What was on their Giordano’s pizzas:

SP—

Jalapenos and black olives

NF—

Ground beef, pineapple and Canadian ham

On what they want to do in Chicago:

NF—

“I think I’d maybe go see the Cubs play. Or just go into Wrigley Field.”

SP—

“I think I’d get into a little bit of the history of Chicago. As not a sports fan, I would get into the Al Capones of it all and have a little look around [the] history of Chicago, ’cause it’s a fascinating town.”

On sending a message into space during a radio event:

SP—

“I started to apologize for humanity. I was like, ‘We’re a promising bunch; we might not have it all worked out but by the time you get here maybe we’ll be up to the challenge. Or dead.'”

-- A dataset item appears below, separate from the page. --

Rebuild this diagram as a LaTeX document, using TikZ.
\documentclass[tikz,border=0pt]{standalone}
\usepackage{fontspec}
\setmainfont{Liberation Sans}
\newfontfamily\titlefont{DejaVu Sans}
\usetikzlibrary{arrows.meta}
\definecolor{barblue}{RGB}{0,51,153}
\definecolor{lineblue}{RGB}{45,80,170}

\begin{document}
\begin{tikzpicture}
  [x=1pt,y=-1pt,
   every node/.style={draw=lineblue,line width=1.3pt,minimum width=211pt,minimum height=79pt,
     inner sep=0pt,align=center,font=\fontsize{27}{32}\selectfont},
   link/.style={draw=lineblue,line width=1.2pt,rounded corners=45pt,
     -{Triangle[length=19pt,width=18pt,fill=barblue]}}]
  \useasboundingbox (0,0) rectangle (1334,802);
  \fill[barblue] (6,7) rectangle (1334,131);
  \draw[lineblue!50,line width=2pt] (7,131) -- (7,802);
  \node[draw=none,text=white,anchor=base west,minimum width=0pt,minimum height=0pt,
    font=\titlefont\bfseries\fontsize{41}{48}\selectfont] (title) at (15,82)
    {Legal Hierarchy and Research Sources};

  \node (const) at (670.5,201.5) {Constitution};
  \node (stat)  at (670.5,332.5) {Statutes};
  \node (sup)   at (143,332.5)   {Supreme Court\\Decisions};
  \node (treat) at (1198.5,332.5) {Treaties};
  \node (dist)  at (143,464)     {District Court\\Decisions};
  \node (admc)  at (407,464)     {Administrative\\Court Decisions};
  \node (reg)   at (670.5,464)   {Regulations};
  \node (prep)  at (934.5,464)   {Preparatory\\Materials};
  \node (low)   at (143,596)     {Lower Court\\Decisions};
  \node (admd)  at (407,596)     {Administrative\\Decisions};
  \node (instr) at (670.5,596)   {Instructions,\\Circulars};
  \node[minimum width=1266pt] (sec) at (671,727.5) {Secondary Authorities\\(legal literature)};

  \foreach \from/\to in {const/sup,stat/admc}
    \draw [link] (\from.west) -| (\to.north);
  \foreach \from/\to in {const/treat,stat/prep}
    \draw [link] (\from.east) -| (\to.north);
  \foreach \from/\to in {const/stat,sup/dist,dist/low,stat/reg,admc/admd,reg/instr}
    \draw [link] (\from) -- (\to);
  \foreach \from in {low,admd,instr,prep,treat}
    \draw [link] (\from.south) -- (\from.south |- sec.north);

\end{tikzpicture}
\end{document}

On Frost never having a love interest in their movies:

SP—

“With ‘Shaun of the Dead,’ it was a love triangle between Shaun, Ed and Liz. ‘Hot Fuzz,’ neither of them had a love interest other than each other; it was very much a romance between Danny and Angel, albeit in a homoerotic, action-movie kind of way. With ‘Paul,’ Clive … has a propensity to lust after small women dressed in furry costumes. So we hadn’t really gotten to the point when it’s like, ‘Oh, Nick never gets the girl.'”

Sympathizing with Justin Bieber when people make negative comments about him on Twitter:

NF—

“Who wouldn’t get upset reading [bleep] on Twitter about you? It must be upsetting. He’s a kid, too. I’m [almost] 39 years old and I get pissed off and I’ve got thick skin. Imagine being 17, 18 and having 45-year-old men from Leeds in England saying, (in thick accent), ‘Yeah, you [bleeping] little prick, I’m gonna kill ya.'”

Exclusive new information about Pegg’s role in “Mission: Impossible—Ghost Protocol”:

“I wear a pair of black shoes at one point.”